In a statement written on Air Force One en route to Africa, Obama said,“This ruling is a victory for couples who have long fought for equal treatment under the law; for children whose parents’ marriages will now be recognized, rightly, as legitimate; for families that, at long last, will get the respect and protection they deserve; and for friends and supporters who have wanted nothing more than to see their loved ones treated fairly and have worked hard to persuade their nation to change for the better.”
House Speaker John A. Boehner (R-Ohio) said the House Republican leadership defended DOMA “because the constitutionality of a law should be judged by the court, not by the president unilaterally.”
He said he was “obviously disappointed” by the decision, adding, “It is my hope that states will define marriage as the union between one man and one woman.”
Kennedy, who will turn 77 this summer, has authored the court’s foremost defenses of gay rights. Exactly 10 years ago Wednesday, he announced the court’s decision in Lawrence v. Texas, which struck down sodomy laws that targeted homosexuals.
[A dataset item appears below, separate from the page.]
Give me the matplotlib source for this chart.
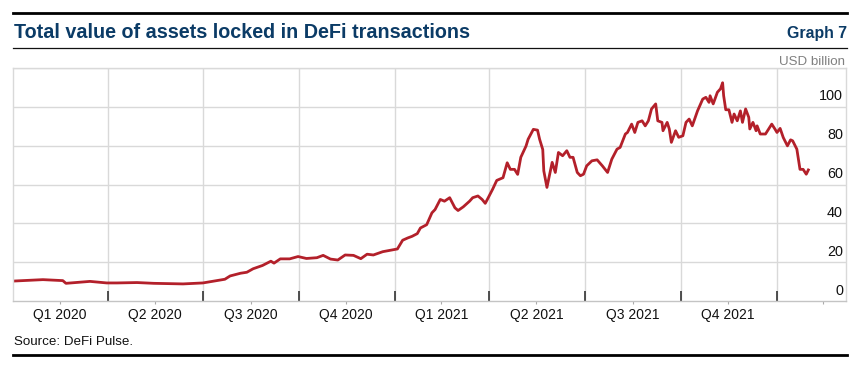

His decision Wednesday striking down a central part of DOMA cited the principles of state autonomy, equal protection and liberty.
“The state’s power in defining the marital relation is of central relevance in this case,” not just because of federalism, Kennedy said, but because giving homosexuals the right to marry “conferred upon them a dignity and status of immense import.”
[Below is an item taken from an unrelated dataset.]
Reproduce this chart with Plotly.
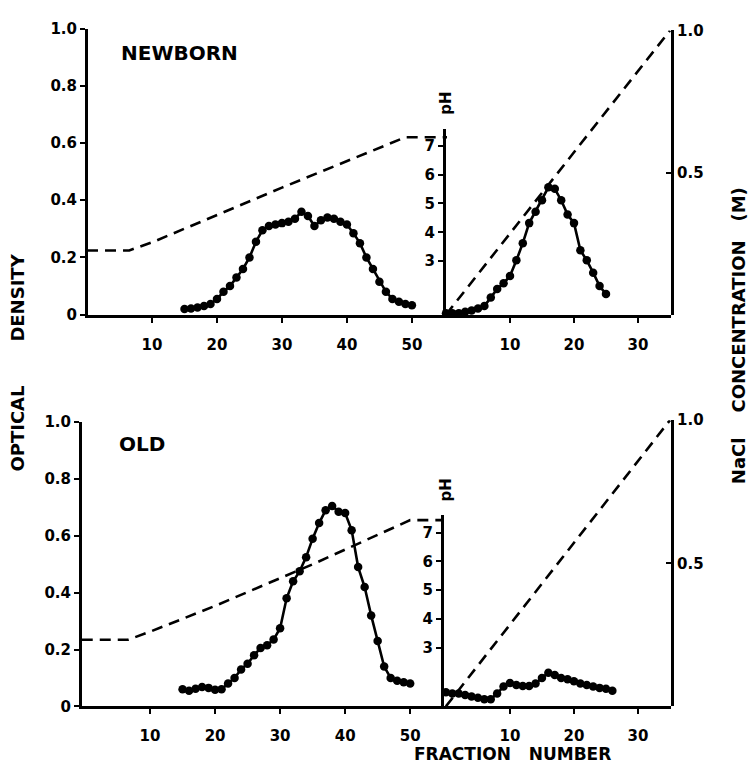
import plotly.graph_objects as go

# ---------------- data ----------------
# NEWBORN, first column (fractions 15-50), optical density
nb_frac1 = list(range(15, 51))
nb_od1 = [0.02, 0.022, 0.025, 0.03, 0.037, 0.055, 0.08, 0.10, 0.13, 0.16, 0.20, 0.255,
          0.295, 0.31, 0.315, 0.32, 0.325, 0.335, 0.36, 0.345, 0.31, 0.33, 0.34, 0.335,
          0.325, 0.315, 0.285, 0.25, 0.20, 0.16, 0.115, 0.08, 0.055, 0.045, 0.037, 0.033]
# NEWBORN pH gradient
nb_ph_frac = [0, 6.5, 10, 30, 49, 55.4]
nb_ph = [3.37, 3.37, 3.65, 5.55, 7.3, 7.3]
# NEWBORN, second column (fractions 0-25)
nb_frac2 = list(range(0, 26))
nb_od2 = [0.005, 0.005, 0.005, 0.01, 0.015, 0.022, 0.03, 0.06, 0.09, 0.11, 0.135, 0.19,
          0.25, 0.32, 0.36, 0.40, 0.445, 0.44, 0.40, 0.35, 0.32, 0.225, 0.19, 0.147, 0.10, 0.072]
# NaCl gradient
nacl_frac = [0, 35]
nacl_conc = [0.0, 1.0]

# OLD, first column
old_frac1 = list(range(15, 51))
old_od1 = [0.06, 0.055, 0.062, 0.068, 0.065, 0.058, 0.06, 0.08, 0.10, 0.13, 0.15, 0.18,
           0.205, 0.215, 0.235, 0.275, 0.38, 0.44, 0.475, 0.525, 0.59, 0.645, 0.69, 0.705,
           0.685, 0.68, 0.62, 0.49, 0.42, 0.32, 0.23, 0.14, 0.10, 0.09, 0.085, 0.08]
old_ph_frac = [-0.5, 6.6, 10, 20, 35, 50, 55.3]
old_ph = [3.27, 3.27, 3.55, 4.45, 5.9, 7.44, 7.44]
# OLD, second column
old_frac2 = list(range(0, 27))
old_od2 = [0.05, 0.045, 0.045, 0.04, 0.035, 0.03, 0.025, 0.025, 0.045, 0.07, 0.082, 0.075,
           0.072, 0.072, 0.08, 0.10, 0.118, 0.11, 0.10, 0.095, 0.088, 0.08, 0.075, 0.07,
           0.065, 0.062, 0.055]

od_ticks = [0, 0.2, 0.4, 0.6, 0.8, 1.0]
od_labels = ["0", "0.2", "0.4", "0.6", "0.8", "1.0"]
ph_ticks = [3, 4, 5, 6, 7]
nacl_ticks = [0.5, 1.0]
nacl_labels = ["0.5", "1.0"]
frac_ticks1 = [10, 20, 30, 40, 50]
frac_ticks2 = [10, 20, 30]

# ---------------- geometry helpers ----------------
W, H = 750, 772
def px(x):
    return x / W
def py(y):
    return 1 - y / H

FONT = "DejaVu Sans"
tickfont = dict(family=FONT, size=15, color="black", weight="bold")
dash = "11px,7px"

fig = go.Figure()

def curve(x, y, xa, ya):
    fig.add_trace(go.Scatter(x=x, y=y, xaxis=xa, yaxis=ya, mode="lines+markers",
                             line=dict(color="black", width=2.6),
                             marker=dict(color="black", size=8.5), showlegend=False,
                             cliponaxis=False))

def dashed(x, y, xa, ya):
    fig.add_trace(go.Scatter(x=x, y=y, xaxis=xa, yaxis=ya, mode="lines",
                             line=dict(color="black", width=2.6, dash=dash),
                             showlegend=False))

# top panel
curve(nb_frac1, nb_od1, "x", "y")
dashed(nb_ph_frac, nb_ph, "x", "y2")
curve(nb_frac2, nb_od2, "x2", "y")
dashed(nacl_frac, nacl_conc, "x2", "y3")
# bottom panel
curve(old_frac1, old_od1, "x3", "y4")
dashed(old_ph_frac, old_ph, "x3", "y5")
curve(old_frac2, old_od2, "x4", "y4")
dashed(nacl_frac, nacl_conc, "x4", "y6")

common = dict(showgrid=False, zeroline=False, showline=True, linecolor="black",
              linewidth=3, ticks="outside", ticklen=5, tickwidth=2, tickcolor="black",
              tickfont=tickfont)
xcommon = {**common, "ticklabelstandoff": 9}

layout = dict(
    width=W, height=H, margin=dict(l=0, r=0, t=0, b=0),
    paper_bgcolor="white", plot_bgcolor="rgba(0,0,0,0)",
    # top panel axes
    xaxis=dict(domain=[px(88), px(447)], range=[0.15, 55.4], anchor="y",
               tickvals=frac_ticks1, **xcommon),
    xaxis2=dict(domain=[px(446), px(671)], range=[0, 35.16], anchor="y",
                tickvals=frac_ticks2, **xcommon),
    yaxis=dict(domain=[py(313), py(20)], range=[0, 1.0], anchor="x",
               tickvals=od_ticks, ticktext=od_labels, **common),
    yaxis2=dict(domain=[py(313), py(123)], range=[1.14, 7.58], anchor="x2", side="left",
                tickvals=ph_ticks, **common),
    yaxis3=dict(domain=[py(313), py(22)], range=[0, 1.0], anchor="x2", side="right",
                tickvals=nacl_ticks, ticktext=nacl_labels,
                **{**common, "ticks": "inside"}),
    # bottom panel axes
    xaxis3=dict(domain=[px(82), px(444)], range=[-0.46, 55.2], anchor="y4",
                tickvals=frac_ticks1, **xcommon),
    xaxis4=dict(domain=[px(444), px(671)], range=[-0.3, 35.16], anchor="y4",
                tickvals=frac_ticks2, **xcommon),
    yaxis4=dict(domain=[py(714), py(423)], range=[0, 1.0], anchor="x3",
                tickvals=od_ticks, ticktext=od_labels, **common),
    yaxis5=dict(domain=[py(714), py(518)], range=[0.95, 7.62], anchor="x4", side="left",
                tickvals=ph_ticks, **common),
    yaxis6=dict(domain=[py(714), py(421)], range=[0, 1.0], anchor="x4", side="right",
                tickvals=nacl_ticks, ticktext=nacl_labels,
                **{**common, "ticks": "inside"}),
)
fig.update_layout(**layout)

def label(text, x, y, size=17, angle=0, pad=1):
    fig.add_annotation(text=text, x=px(x), y=py(y), xref="paper", yref="paper",
                       showarrow=False, textangle=angle, xanchor="center", yanchor="middle",
                       borderpad=pad,
                       font=dict(family=FONT, size=size, color="black", weight="bold"))

sp = "\u00a0"
label("NEWBORN", 179, 45, size=20)
label("OLD", 142, 445, size=20)
label("pH", 446, 97, size=15, angle=-90)
label("pH", 446, 493, size=15, angle=-90)
label("OPTICAL" + sp * 7 + "DENSITY", 18, 362, size=18, angle=-90)
label("NaCl" + sp * 4 + "CONCENTRATION" + sp * 3 + "(M)", 738, 335, size=18, angle=-90)
label("FRACTION" + sp * 3 + "NUMBER", 512, 763, size=17, pad=0)

fig.write_html("out.html")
He said the history of the act showed that it was written to convey moral disapproval of homosexuality and “a stigma upon all who enter into same-sex marriages made lawful by the unquestioned authority of the states.”
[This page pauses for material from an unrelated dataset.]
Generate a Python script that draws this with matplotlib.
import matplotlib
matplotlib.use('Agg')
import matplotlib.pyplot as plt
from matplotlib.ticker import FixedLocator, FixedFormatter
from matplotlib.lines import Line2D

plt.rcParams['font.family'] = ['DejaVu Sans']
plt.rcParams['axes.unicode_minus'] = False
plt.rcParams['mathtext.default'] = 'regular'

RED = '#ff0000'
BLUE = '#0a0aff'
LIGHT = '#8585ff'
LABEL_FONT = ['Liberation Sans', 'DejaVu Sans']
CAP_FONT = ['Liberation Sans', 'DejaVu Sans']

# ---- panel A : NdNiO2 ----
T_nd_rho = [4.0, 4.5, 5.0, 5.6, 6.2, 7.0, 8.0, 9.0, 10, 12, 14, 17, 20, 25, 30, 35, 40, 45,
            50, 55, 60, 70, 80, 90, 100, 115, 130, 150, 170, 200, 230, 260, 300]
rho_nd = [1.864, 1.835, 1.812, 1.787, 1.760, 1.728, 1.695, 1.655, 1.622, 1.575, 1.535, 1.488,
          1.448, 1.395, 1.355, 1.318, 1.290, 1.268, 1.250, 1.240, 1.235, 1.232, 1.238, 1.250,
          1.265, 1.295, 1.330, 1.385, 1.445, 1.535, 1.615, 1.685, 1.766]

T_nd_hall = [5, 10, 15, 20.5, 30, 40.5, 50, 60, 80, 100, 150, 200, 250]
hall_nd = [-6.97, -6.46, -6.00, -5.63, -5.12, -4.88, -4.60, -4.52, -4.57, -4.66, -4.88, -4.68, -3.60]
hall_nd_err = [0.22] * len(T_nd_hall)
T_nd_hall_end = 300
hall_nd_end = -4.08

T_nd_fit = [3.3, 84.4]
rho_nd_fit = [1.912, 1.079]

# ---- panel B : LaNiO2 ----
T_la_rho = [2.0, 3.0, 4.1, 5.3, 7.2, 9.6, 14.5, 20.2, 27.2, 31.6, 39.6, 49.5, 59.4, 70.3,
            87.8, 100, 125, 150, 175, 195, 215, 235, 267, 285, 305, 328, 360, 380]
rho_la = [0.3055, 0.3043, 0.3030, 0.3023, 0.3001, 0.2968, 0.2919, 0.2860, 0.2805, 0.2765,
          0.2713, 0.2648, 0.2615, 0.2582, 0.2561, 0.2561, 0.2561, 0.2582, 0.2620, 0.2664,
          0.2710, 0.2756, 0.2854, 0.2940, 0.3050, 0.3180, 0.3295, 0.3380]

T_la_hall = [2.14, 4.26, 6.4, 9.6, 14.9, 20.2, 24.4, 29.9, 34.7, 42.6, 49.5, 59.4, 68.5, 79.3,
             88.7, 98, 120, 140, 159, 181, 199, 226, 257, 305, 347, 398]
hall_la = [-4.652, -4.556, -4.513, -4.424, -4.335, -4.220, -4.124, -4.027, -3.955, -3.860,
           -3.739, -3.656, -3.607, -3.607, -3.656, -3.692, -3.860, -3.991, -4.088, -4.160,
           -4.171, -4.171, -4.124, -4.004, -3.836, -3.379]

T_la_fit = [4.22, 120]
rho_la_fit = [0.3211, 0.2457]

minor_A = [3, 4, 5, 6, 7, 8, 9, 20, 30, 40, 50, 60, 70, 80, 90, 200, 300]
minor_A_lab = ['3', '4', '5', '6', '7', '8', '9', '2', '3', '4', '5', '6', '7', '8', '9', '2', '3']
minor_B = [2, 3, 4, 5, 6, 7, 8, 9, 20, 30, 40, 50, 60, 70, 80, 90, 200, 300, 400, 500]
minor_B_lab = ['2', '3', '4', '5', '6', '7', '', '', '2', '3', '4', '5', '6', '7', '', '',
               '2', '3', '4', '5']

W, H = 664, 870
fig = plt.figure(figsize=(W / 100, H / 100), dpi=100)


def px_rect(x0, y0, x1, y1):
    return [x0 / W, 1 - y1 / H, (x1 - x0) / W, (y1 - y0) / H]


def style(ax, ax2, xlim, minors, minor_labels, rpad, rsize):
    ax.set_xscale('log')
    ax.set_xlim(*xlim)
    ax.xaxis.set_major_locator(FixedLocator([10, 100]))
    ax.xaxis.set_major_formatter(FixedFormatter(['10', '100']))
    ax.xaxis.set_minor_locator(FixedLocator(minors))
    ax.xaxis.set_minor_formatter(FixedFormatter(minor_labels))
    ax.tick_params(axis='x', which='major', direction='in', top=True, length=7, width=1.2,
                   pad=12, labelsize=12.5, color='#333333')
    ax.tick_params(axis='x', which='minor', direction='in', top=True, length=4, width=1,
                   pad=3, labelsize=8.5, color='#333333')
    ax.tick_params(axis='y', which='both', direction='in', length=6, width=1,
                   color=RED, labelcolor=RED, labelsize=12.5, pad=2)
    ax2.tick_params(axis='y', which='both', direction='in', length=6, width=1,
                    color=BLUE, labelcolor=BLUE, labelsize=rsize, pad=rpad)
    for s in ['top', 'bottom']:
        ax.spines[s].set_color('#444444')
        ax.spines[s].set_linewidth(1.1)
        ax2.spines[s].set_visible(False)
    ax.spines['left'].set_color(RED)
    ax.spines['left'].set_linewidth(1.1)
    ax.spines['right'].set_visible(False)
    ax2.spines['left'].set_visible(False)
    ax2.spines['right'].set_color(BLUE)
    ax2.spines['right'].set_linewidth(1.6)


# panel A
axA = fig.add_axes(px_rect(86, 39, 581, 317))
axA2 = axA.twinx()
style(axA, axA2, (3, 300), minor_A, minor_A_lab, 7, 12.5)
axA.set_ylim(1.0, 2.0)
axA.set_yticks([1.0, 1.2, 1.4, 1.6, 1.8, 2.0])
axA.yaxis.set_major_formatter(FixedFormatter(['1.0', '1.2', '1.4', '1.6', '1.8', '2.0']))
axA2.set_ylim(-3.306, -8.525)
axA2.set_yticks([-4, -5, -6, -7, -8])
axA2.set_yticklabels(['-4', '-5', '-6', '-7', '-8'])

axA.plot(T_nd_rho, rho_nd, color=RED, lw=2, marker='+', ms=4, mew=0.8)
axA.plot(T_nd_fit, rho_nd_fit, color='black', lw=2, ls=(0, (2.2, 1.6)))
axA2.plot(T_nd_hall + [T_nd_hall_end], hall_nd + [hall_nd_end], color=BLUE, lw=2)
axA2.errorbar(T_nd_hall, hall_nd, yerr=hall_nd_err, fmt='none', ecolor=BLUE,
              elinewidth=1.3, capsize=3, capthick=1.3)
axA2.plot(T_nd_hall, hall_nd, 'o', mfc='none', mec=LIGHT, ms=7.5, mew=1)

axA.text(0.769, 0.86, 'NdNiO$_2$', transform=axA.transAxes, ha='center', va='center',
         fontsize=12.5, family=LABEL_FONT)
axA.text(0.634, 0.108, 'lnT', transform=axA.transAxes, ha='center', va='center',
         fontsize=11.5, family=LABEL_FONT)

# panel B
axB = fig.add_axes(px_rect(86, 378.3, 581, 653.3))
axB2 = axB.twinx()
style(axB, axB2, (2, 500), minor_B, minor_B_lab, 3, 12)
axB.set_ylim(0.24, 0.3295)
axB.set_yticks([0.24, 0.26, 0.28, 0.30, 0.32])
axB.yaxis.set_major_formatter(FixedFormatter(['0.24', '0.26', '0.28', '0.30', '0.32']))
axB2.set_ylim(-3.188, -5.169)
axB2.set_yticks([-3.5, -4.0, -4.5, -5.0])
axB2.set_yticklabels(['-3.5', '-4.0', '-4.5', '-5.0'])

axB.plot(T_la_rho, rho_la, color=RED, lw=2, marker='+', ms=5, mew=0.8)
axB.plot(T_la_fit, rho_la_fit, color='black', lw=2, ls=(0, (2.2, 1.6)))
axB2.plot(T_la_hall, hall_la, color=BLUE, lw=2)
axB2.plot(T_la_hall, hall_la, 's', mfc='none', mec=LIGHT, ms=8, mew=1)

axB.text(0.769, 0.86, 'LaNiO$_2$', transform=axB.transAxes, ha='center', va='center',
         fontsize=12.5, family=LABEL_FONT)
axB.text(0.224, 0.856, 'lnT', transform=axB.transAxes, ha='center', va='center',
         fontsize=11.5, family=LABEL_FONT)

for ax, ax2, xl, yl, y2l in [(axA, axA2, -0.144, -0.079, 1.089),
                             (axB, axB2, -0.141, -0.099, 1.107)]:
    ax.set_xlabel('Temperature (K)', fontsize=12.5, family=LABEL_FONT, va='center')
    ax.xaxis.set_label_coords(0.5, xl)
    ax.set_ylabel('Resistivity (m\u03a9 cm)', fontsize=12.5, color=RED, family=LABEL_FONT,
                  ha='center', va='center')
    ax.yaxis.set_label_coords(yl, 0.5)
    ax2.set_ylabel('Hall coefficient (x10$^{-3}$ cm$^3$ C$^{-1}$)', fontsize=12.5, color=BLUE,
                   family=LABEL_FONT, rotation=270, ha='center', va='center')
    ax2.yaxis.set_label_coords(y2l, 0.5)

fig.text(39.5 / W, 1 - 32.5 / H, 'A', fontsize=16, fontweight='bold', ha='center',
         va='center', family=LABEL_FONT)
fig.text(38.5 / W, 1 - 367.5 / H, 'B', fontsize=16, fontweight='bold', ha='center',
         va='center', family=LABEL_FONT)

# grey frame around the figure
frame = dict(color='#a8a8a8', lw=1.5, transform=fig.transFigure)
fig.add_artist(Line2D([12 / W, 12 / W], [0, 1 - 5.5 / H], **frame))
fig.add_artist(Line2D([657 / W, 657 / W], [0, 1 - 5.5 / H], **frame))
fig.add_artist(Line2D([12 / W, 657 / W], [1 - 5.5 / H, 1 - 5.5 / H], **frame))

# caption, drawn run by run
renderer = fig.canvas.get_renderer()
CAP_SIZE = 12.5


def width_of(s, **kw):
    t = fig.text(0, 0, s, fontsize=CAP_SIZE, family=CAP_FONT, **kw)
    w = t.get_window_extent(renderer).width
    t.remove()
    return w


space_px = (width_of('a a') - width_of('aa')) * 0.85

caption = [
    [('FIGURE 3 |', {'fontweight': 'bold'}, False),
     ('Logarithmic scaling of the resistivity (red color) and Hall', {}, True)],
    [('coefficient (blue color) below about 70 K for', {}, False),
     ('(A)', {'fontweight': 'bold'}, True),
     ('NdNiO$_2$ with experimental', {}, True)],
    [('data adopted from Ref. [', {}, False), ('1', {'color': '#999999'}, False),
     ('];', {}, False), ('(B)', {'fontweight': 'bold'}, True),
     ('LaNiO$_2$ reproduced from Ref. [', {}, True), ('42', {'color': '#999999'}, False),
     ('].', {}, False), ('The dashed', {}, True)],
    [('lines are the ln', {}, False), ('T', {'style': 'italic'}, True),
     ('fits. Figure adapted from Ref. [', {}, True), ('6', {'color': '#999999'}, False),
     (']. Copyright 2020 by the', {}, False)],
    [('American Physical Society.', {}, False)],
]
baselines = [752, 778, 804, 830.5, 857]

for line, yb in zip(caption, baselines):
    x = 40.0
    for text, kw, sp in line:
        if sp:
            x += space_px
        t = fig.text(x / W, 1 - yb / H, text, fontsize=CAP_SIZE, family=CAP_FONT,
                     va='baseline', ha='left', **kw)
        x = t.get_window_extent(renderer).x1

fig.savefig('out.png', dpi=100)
In the end, Kennedy said, “DOMA is unconstitutional as a deprivation of the liberty of the person protected by the Fifth Amendment.”
Kennedy wrote that the opinion was applicable only in those states where same-sex marriage is legal.
In a withering dissent, Scalia said it took “real cheek” for the majority opinion to suggest such a limitation — because the rest of the ruling, he said, laid out a road map for how to challenge state bans on gay marriage.
“What has preceded that assurance is a lecture on how superior the majority’s moral judgment in favor of same-sex marriage is to the Congress’s hateful moral judgment against it,” Scalia wrote. “I promise you this: The only thing that will ‘confine’ the court’s holding is its sense of what it can get away with.”
He said that decisions about same-sex marriage should be decided in the political arena but that the majority took that away “to buy its stolen moment in the spotlight.”
Scalia also said the court’s ruling will raise practical problems: “Imagine a pair of women who marry in Albany and then move to Alabama, which does not ‘recognize as valid any marriage of parties of the same sex.’ . . . When the couple files their next federal tax return, may it be a joint one?”
Such a case does cause a problem for the Obama administration, which is now grappling with difficult questions about how to deliver federal benefits for same-sex couples living in states that do not have legal gay marriage.
Gay activists are pressuring Obama to use his executive authority to ensure that the full range of benefits, such as the right to file federal income taxes jointly or be exempt from the marriage estate tax, be granted to married same-sex couples no matter where they live.
DOMA was passed with bipartisan majorities of Congress and signed by President Bill Clinton — who put out a statement Thursday praising its demise.
Roberts wrote separately to say the majority had no evidence that Congress’s motivation was to “codify malice. . . . I would not tar the political branches with the brush of bigotry.”
Roberts also wanted to emphasize that neither of the court’s opinions Wednesday addressed the question of whether there is a broader right to marriage.
“We may in the future have to resolve challenges to state marriage definitions affecting same-sex couples,” Roberts wrote. “That issue, however, is not before us.”
In the Proposition 8 case, the court ruled 5 to 4 that those who appealed a decision throwing out California’s constitutional amendment banning same-sex marriage did not have legal standing to proceed. Thus, the Supreme Court did not rule on the merits of the case.
Only California officials may challenge a federal judge’s decision that Prop. 8 was unconstitutional, Roberts wrote for the majority, and they decided against it. The challenge at the Supreme Court was brought by those who favored Prop. 8, an initiative approved by the state’s voters.
“We have never before upheld the standing of a private party to defend the constitutionality of a state statute when state officials have chosen not to,” Roberts wrote. “We decline to do so here.”
The four dissenters — Kennedy, Thomas, Alito and Sotomayor — were justices who would probably disagree on the merits of the case but thought the court should hear them.
They said the ballot initiative process is worthless if state officials can simply refuse to enforce what the people have voted for.
Prop. 8 was passed by California voters in 2008 after the state’s top court ruled 5 to 4 that such unions must be allowed. About 18,000 couples were married after the decision and before Prop. 8 was approved, and those marriages remain valid.
U.S. District Judge Vaughn Walker ruled broadly in 2010 that the initiative was unconstitutional. A decision from the U.S. Court of Appeals for the 9th Circuit was more narrow, also overturning Prop. 8 but in a way that limited the impact to California.
The U.S. Supreme Court threw out that 9th Circuit decision, saying the appeal was not properly before it, and allowed Walker’s ruling to stand.
On Wednesday, it was almost difficult to remember how controversial it was when Theodore Olson and David Boies, adversaries at the Supreme Court in Bush v. Gore, teamed up to challenge the California constitutional amendment.
Even staunch supporters of same-sex marriage thought that bringing a lawsuit to the Supreme Court that argued for a constitutional right to marriage for gays would risk a setback that could take years to overcome.
But Jeff Zarrillo, who was part of one of the two gay couples named as plaintiffs in the case, said the legal challenge “changed the conversation. It altered the game. It created a groundswell of momentum and passion that brought us here to the Supreme Court today.”
The cases decided Wednesday were U.S. v. Windsor and Hollingsworth v. Perry.